:: DATA SECTION
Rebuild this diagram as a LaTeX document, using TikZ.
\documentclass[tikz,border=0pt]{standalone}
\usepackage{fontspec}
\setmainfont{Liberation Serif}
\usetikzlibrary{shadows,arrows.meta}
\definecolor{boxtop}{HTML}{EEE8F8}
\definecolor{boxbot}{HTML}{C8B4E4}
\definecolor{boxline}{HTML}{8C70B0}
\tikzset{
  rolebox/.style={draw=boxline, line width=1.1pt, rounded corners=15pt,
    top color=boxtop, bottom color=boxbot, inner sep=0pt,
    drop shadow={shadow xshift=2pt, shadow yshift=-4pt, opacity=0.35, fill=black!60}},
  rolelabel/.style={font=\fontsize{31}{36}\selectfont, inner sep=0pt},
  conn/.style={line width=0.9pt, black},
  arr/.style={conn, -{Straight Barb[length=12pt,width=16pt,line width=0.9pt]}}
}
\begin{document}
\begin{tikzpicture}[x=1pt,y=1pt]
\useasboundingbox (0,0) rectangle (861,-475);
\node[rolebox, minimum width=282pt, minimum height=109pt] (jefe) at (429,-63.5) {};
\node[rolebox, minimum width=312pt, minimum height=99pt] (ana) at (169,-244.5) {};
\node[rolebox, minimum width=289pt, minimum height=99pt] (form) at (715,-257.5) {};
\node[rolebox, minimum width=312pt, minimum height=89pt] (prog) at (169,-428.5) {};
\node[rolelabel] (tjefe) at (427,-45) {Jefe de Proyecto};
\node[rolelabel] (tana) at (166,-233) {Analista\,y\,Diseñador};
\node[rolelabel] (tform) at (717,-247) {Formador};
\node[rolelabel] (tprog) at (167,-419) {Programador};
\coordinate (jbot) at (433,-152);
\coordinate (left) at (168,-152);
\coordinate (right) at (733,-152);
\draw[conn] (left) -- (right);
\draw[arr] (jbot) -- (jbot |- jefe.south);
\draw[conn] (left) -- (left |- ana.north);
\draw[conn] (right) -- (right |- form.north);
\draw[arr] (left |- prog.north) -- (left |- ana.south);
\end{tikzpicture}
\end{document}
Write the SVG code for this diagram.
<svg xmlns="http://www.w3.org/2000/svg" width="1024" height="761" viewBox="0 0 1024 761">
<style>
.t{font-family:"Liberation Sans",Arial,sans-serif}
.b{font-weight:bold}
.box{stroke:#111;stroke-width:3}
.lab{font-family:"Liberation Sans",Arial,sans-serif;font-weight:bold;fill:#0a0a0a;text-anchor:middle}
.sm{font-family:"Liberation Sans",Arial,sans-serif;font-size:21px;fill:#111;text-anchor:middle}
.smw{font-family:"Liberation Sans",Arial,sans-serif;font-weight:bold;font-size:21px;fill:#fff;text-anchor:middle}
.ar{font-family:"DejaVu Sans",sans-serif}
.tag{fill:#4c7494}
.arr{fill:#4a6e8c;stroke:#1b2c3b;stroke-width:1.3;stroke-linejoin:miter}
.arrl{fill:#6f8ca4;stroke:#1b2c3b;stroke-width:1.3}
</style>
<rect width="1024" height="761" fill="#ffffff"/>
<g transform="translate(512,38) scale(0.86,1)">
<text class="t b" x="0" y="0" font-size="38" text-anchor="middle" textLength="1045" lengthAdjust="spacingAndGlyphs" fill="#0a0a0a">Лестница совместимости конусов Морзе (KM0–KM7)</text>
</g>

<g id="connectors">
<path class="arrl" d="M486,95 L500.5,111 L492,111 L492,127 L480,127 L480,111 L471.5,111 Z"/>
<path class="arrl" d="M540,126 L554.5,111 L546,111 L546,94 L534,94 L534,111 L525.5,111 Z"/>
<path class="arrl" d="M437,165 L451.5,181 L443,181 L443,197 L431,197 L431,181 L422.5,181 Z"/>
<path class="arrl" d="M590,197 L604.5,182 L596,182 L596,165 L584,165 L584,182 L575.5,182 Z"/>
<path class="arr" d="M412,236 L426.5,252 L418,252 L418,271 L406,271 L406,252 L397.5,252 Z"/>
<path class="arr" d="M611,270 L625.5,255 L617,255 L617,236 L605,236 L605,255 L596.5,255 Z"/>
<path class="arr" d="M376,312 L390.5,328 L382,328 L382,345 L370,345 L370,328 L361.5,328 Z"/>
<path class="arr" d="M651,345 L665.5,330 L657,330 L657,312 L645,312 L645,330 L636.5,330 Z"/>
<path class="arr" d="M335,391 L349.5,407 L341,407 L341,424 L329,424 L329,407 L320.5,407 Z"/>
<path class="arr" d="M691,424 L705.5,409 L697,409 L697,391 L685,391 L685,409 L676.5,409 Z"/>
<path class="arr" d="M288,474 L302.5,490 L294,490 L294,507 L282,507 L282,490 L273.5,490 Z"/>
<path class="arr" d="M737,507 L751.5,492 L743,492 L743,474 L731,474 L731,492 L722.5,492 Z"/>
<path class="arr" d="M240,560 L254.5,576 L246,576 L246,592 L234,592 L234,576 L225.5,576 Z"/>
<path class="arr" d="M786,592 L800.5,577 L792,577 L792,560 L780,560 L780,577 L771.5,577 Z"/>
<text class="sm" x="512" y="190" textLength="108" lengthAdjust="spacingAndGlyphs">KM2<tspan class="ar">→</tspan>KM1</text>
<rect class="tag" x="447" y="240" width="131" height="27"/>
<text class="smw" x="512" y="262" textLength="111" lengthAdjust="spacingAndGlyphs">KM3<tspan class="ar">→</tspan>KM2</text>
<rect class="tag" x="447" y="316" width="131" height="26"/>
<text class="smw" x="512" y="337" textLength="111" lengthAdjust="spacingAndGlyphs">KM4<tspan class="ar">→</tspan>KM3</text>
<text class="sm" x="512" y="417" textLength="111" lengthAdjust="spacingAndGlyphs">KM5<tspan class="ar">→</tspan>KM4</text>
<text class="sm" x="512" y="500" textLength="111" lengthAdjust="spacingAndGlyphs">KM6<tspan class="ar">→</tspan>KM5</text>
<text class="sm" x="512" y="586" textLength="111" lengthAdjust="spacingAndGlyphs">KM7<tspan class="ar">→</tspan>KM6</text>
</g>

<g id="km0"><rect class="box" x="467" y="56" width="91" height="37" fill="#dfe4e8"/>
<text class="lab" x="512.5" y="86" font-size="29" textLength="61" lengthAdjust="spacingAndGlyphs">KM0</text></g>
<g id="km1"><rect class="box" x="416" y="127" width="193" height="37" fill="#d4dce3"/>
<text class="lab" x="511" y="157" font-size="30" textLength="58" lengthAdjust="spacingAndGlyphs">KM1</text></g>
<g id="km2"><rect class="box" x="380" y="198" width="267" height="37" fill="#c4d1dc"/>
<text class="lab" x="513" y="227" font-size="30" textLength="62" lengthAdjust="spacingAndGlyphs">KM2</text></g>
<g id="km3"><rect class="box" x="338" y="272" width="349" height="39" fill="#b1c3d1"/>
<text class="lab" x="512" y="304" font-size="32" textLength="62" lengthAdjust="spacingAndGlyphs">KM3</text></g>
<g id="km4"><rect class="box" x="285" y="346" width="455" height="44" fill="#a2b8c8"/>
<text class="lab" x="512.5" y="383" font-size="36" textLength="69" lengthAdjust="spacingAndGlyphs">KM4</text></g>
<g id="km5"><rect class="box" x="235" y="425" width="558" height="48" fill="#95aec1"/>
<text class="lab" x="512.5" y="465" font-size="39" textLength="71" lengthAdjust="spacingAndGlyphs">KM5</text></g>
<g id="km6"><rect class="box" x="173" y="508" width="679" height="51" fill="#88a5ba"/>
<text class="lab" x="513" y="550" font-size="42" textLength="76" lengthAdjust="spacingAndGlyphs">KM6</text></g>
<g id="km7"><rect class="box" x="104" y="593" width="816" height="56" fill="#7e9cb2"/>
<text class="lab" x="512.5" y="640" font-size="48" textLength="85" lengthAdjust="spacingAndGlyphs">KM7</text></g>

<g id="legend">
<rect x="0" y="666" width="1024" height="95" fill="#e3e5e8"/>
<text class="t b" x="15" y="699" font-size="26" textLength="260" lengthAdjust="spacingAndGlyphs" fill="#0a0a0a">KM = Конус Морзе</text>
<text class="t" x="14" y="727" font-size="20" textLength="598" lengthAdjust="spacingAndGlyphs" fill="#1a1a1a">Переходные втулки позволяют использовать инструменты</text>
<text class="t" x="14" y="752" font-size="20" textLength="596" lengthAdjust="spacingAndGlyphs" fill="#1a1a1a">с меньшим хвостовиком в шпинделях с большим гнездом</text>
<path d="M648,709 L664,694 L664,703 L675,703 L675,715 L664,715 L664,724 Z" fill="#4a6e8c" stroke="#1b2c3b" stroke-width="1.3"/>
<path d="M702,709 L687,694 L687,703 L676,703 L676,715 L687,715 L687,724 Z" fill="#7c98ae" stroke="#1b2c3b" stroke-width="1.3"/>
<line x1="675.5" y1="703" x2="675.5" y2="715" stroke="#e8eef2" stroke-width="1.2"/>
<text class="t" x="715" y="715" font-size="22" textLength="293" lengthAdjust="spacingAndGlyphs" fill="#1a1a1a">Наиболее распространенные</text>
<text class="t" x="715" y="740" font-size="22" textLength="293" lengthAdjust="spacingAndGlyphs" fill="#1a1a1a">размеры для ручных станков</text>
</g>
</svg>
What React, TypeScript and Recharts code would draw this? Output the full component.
::::
WHAT YOU NEED TO DO:
All lines of the data above that include the word "diagram" must be shown.

PROBLEM SOLUTION:
Rebuild this diagram as a LaTeX document, using TikZ.
Write the SVG code for this diagram.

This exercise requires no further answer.